HIV Risk Behaviors Among Methamphetamine Users in Cape Town, South Africa
Problem: South Africa, particularly the Western Cape, has experienced a dramatic rise in methamphetamine use over the past decade and also has the largest number of HIV-infected individuals (5.3 million) of any country in the world. It is feared that methamphetamine use may further fuel this HIV epidemic because of its association with risky sexual behaviors. Despite widespread concern about methamphetamine, there has been limited research examining the intersection of the methamphetamine and HIV epidemics in South Africa.
Aims: The primary purpose of this exploratory study is to characterize the patterns and severity of drug use among methamphetamine users in Cape Town, and to identify the multiple levels of influence on HIV sexual risk behavior in this population (Aims 1 and 2). We will apply Ecological Systems Theory, which views behavior as reciprocally influenced by factors from the individual, social, environmental, and community levels, as an organizing framework for this research. A secondary purpose is to test the feasibility of using respondent driven sampling (RDS) to recruit methamphetamine users for future HIV prevention studies (Aim 3).

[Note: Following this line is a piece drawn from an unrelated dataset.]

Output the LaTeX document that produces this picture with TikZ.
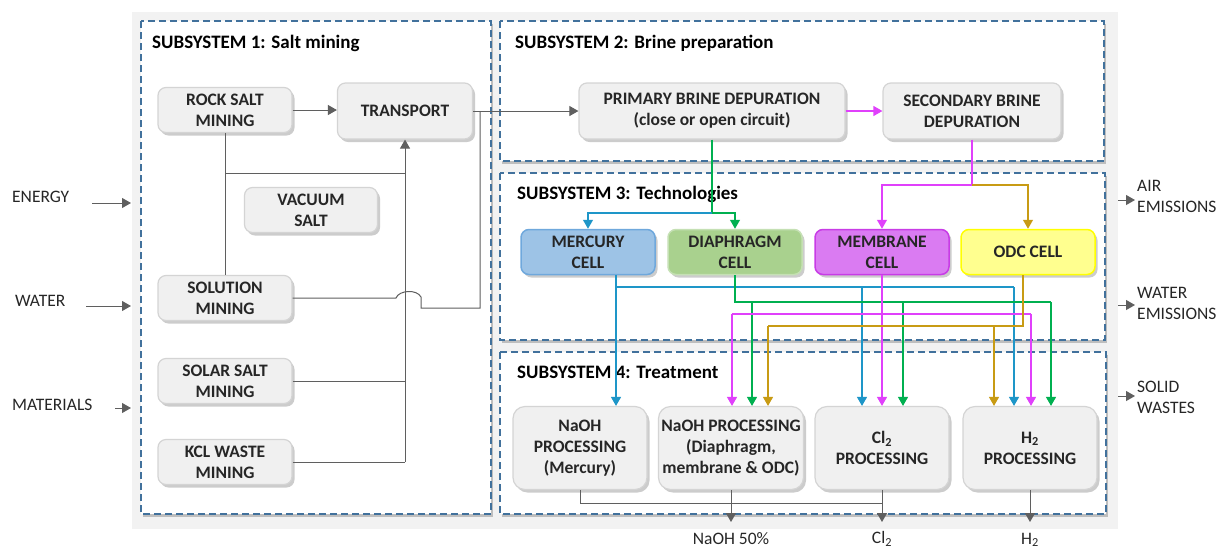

Method: Following a phase of formative research to inform the recruitment strategy and pilot test the assessment battery, we will use a chain referral approach to enroll a convenience sample of 160 male and female methamphetamine users from a township in Cape Town for a multi-method study. All participants will complete a quantitative survey that assesses patterns of methamphetamine use and history of substance abuse treatment; rates of sexual risk behavior and use of HIV-related services; and correlates of sexual risk behavior at multiple levels of influence. A sub-sample of 30 participants will be selected for in-depth qualitative interviews to explore patterns of methamphetamine use, progression from casual use to addiction, and the social context of drug use; how methamphetamine use contributes to sexual risk behavior; and barriers and facilitators to drug cessation and treatment, safer sex practices, and HIV testing. Finally, we will test the feasibility of using RDS to enroll methamphetamine users in Cape Town into future HIV prevention research by conducting formative research to determine the suitability and acceptability of this recruitment method and to calibrate the method for this population, and by analyzing the chain referral data to determine whether RDS requirements are met.
Significance: This timely proposal, among the first to target methamphetamine users in South Africa, will advance the field of HIV prevention by examining how methamphetamine use may contribute to HIV sexual risk behavior in a sample of non-injecting and primarily heterosexual drug users. The goal of the proposed research is to identify key factors that will inform the development of integrative prevention interventions to reduce methamphetamine use and sexual risk behaviors in the population.